------ Provided records ------
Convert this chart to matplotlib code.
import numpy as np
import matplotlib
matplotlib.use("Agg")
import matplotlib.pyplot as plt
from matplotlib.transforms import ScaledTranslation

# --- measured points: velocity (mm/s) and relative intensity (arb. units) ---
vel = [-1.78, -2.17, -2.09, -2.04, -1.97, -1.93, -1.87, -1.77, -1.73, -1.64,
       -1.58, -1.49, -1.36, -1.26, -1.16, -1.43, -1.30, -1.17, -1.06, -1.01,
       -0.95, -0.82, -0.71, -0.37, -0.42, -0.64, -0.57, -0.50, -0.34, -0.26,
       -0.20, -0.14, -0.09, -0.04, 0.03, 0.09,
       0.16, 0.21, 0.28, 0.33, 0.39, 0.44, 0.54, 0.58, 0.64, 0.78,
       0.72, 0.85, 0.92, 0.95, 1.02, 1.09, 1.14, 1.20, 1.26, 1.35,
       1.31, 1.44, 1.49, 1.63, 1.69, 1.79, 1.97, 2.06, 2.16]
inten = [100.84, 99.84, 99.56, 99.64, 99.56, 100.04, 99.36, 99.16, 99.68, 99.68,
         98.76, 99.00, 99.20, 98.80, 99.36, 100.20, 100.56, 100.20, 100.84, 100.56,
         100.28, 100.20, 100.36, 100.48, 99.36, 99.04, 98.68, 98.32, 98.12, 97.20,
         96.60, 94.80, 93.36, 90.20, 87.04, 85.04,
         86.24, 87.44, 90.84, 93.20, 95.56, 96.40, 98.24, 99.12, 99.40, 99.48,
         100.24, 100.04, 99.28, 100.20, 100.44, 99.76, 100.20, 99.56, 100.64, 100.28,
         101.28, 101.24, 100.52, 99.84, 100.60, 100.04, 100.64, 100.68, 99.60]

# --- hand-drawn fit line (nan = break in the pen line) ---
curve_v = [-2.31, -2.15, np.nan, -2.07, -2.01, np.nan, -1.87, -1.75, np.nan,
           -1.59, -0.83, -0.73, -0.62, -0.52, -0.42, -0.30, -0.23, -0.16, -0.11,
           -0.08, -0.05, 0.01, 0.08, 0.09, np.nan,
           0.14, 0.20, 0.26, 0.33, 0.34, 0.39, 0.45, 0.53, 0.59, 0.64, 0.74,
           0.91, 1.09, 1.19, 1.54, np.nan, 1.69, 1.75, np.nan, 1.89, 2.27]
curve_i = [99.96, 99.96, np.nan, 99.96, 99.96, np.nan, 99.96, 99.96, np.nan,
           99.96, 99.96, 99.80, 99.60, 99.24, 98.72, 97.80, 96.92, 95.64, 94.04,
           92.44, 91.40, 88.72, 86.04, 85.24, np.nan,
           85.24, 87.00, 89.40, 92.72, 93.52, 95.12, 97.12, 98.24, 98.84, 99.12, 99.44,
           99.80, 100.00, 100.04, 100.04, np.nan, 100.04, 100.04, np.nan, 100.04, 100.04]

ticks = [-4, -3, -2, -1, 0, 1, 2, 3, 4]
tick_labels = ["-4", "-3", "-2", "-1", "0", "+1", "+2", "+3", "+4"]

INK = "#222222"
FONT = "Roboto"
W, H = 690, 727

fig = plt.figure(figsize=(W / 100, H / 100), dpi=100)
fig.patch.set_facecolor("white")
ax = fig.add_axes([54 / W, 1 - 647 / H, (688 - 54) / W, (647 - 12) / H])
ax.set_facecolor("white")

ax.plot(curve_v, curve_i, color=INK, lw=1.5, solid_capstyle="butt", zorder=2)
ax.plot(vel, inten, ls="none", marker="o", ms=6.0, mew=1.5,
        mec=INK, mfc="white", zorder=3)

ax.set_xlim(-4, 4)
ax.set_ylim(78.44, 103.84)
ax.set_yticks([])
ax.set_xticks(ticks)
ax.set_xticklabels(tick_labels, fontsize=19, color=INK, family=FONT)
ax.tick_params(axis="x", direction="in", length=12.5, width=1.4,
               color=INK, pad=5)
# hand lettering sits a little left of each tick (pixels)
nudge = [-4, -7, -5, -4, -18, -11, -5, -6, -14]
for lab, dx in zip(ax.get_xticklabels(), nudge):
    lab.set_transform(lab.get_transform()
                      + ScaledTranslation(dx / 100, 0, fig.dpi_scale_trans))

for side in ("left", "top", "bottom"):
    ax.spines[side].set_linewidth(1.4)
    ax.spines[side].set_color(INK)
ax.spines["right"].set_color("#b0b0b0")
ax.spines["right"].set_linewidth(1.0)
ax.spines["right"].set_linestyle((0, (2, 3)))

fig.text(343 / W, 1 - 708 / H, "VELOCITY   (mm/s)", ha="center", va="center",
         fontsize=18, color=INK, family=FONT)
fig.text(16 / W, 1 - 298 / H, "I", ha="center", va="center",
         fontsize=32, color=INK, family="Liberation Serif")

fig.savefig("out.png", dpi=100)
------
------ Provided records ------
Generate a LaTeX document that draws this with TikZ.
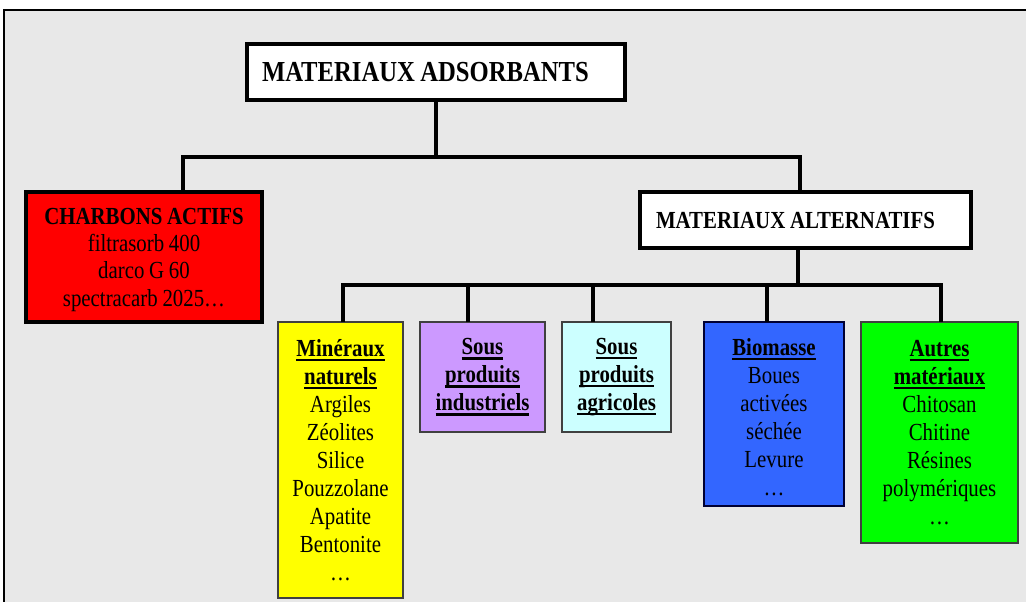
------
*Problem statement*:
Identify all lines where the word "matplotlib" shows up. Copy them.

*Solution below*:
Convert this chart to matplotlib code.
import matplotlib
matplotlib.use("Agg")
import matplotlib.pyplot as plt
from matplotlib.transforms import ScaledTranslation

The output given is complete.